After Reg Victories, MBL Poised For Defeat
After seeing little to no progress on credit union legislation during the first 11 months of 2012, two regulatory relief bills advanced within 24 hours of each other, with one passing both chambers and awaiting President Obama’s signature.
On Dec. 11, the Senate passed H.R. 4367, which amends the Electronic Funds Transfer Act and removes the placard fee disclosure requirement that has spurred frivolous lawsuits against credit unions and other ATM owners. The bill was passed by unanimous consent after being unanimously passed by the House in July.
NAFCU Vice President of Legislative Affairs Brad Thaler said he has heard no indication that Obama won’t sign the bill and added that the because the bill passed unanimously in both chambers, it sends a powerful message that members of Congress found common ground.
John McKechnie, partner at Washington strategy and communication firm Total Spectrum, said credit unions worked hard to bring the frivolous lawsuit issue to the attention of lawmakers, and the result was a common sense solution.
“It was so common sensical, it almost didn’t pass,” McKechnie said, referring to political hurdles the measure had to overcome. The Senate version of the bill was held up when it was packaged with another piece of legislation that would keep confidential the privileged information the Consumer Financial Protection Bureau receives from financial institutions.
Sen. Jim DeMint (R-S.C.) put a hold on both bills while he pushed for a compete repeal of the Dodd-Frank Act. After DeMint announced his resignation from the Senate Dec. 6, he removed his hold but not before the Senate instead moved forward with the House-passed versions.
That CFPB bill, H.R. 4014, also passed the Senate Dec. 11. The two were passed en bloc, Thaler said. Credit union organizations supported that bill as well.
H.R. 5817, a bill that would provide an exemption to Gramm-Leach-Bliley annual privacy notification requirements, passed the House the following day, Dec. 12, by voice vote. The bill now awaits consideration by the Senate.
Should that bill become law, credit unions would only be required to provide privacy disclosures to members when they first open their accounts and again when the policy changes. Currently, financial institutions are required to send the disclosure annually via mail, regardless of whether it has changed.
Credit union lobbyists have said that while the bill is not controversial, it does lack familiarity in the Senate, so the upper chamber would have to be educated on the issue.

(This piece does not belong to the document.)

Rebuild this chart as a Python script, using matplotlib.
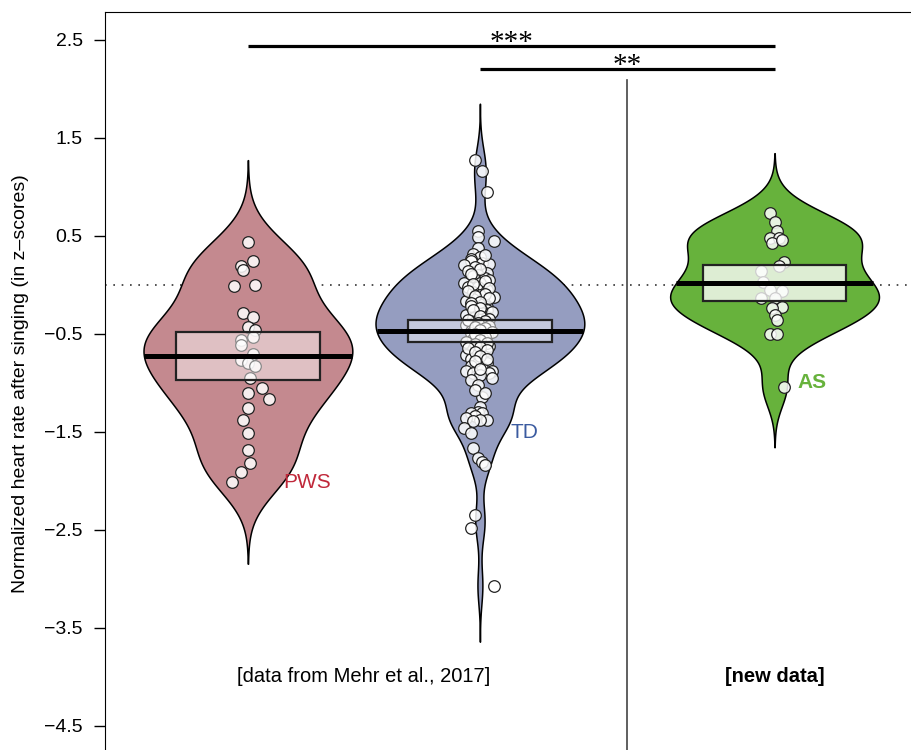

“Since there has been no companion bill introduced in the Senate, it hasn’t made a lot of sense to talk about the legislation, especially given the other things we have been working on in Senate,” said CUNA Senior Vice President of Legislative Affairs Ryan Donovan. “We will reach out and see what appetite the Senate has for one more piece of regulatory legislation.”
Despite claiming two reg relief victories, credit unions came up empty handed once again in efforts to raise the member business lending cap to 27.5% of assets. Earlier this year, the atmosphere on Capitol Hill seemed promising when Senate Majority Leader Harry Reid (D-Nev.) promised a vote on S. 2231. However, that vote never came, and eventually CUNA conceded on Dec. 5 that the measure didn’t have the 60 votes necessary to clear a consideration vote in the Senate as a standalone bill.
Both CUNA and NAFCU had been pressing for the bill to be packaged with S. 3637, a banker-supported bill that would extend the transaction account guarantee originally put into place in October 2008. Once it became apparent S. 2231 didn’t have enough votes to stand alone, the pressure to package the bill intensified.
However, TAG has moved forward in the Senate without MBL legislation. The TAG bill easily passed the 60-vote threshold needed to be considered for debate and vote, earning 76 yeas that included all voting Democrats and a handful of Republicans. Following that vote, Reid promptly filled the amendment tree on S. 3637, which means no amendments can be added, and killing any chance for an MBL package deal. The move was a double whammy for credit unions, who had to stomach a banker victory while accepting their own defeat.
Making matters worse is the fact that bankers aggressively lobbied against raising the MBL cap. In fact, Donovan said banker opposition was the bill’s No. 1 obstacle, with congressional procedure a close second.
Donovan said CUNA has heard from a lot of disappointed folks on the MBL defeat and has resolved to be more aggressive against banker lobbyists, starting with an effort to defeat the TAG bill.